4. Validity of Hanson's "Avoid These Things". Investigate a number of Professor Hanson's Rules of Thumb about "Avoiding Certain Optimization Hindering Constructs". Find out the validity on loops (if loops were involved) with sufficient work (ie., bigger than the toy class examples). Find regions of work size, if any, where each rule works. For example: What is the quantitative difference in overhead between common and subroutine argument passing? How much does inlining subroutines and functions save? statement.
5. Iteration Methods. Make a comparison of the performance of Jacobi and Gauss-Seidel methods for Elliptic Partial Differential equations. Gauss-Seidel is better for serial computers, but what about parallel and vector computers? (See Ortega, Intro. Parallel and Vector Solution of Linear Systems, 1988 and related papers.) See Class Sample Laplace-MPI Fortran Code or Class Sample Laplace-MPI C Code that were being revised from PSC.
6. Test whether higher or lower levels of optimization give higher performance. For instance, does the command `f90 -O[n] ... [pgm].f' lead to faster executables for some values of Option Level `[n]' for matrix multiplication or some other application.

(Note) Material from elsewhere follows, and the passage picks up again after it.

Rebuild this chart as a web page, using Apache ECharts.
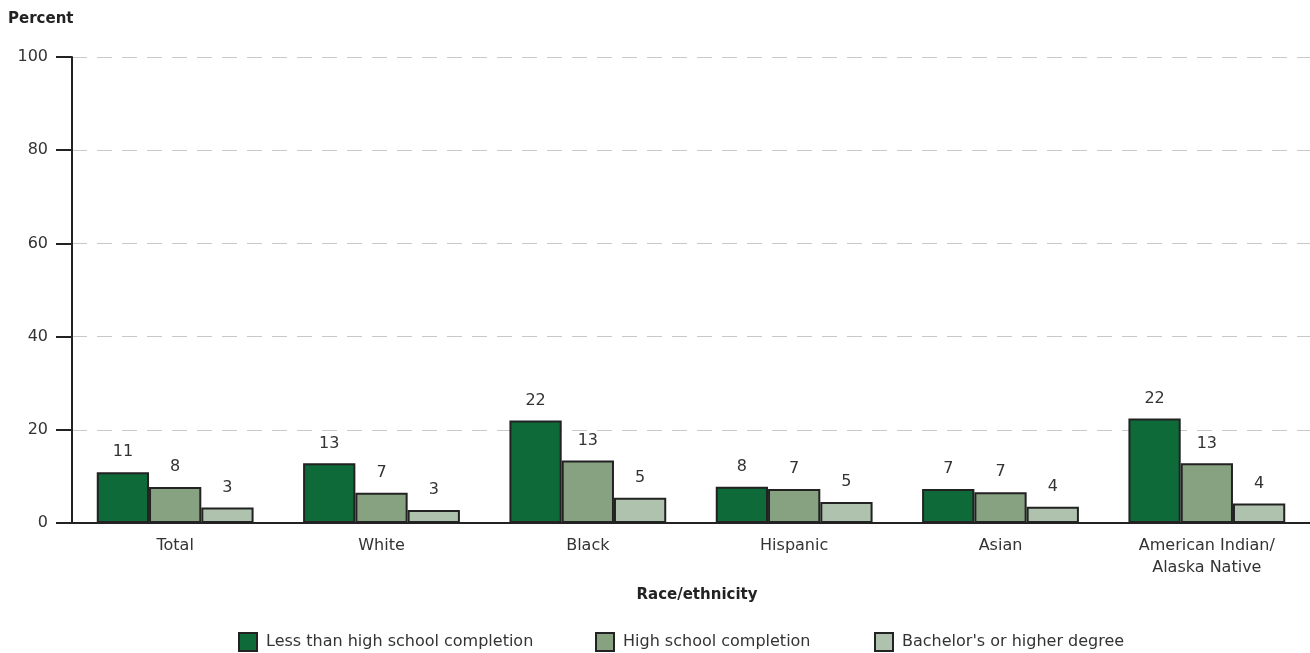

7. Compare Performance of MPI Functions/Subroutines. For instance, compare the Collective Communication routine MPI_Bcast with the Blocking Point to Point Communication routine MPI_Send along with MPI_Recv, and with the Nonblocking Point to Point Communication routine MPI_Isend along with MPI_Irecv. Use MPI_Wtime to measure performance times. (Note shmem is the T3E native message passing library. See `man shmem'.)
8. C90 and T3E Performance Comparison. Take some application and make a comparison between optimized performance on the PVP C90 and the MPP T3E.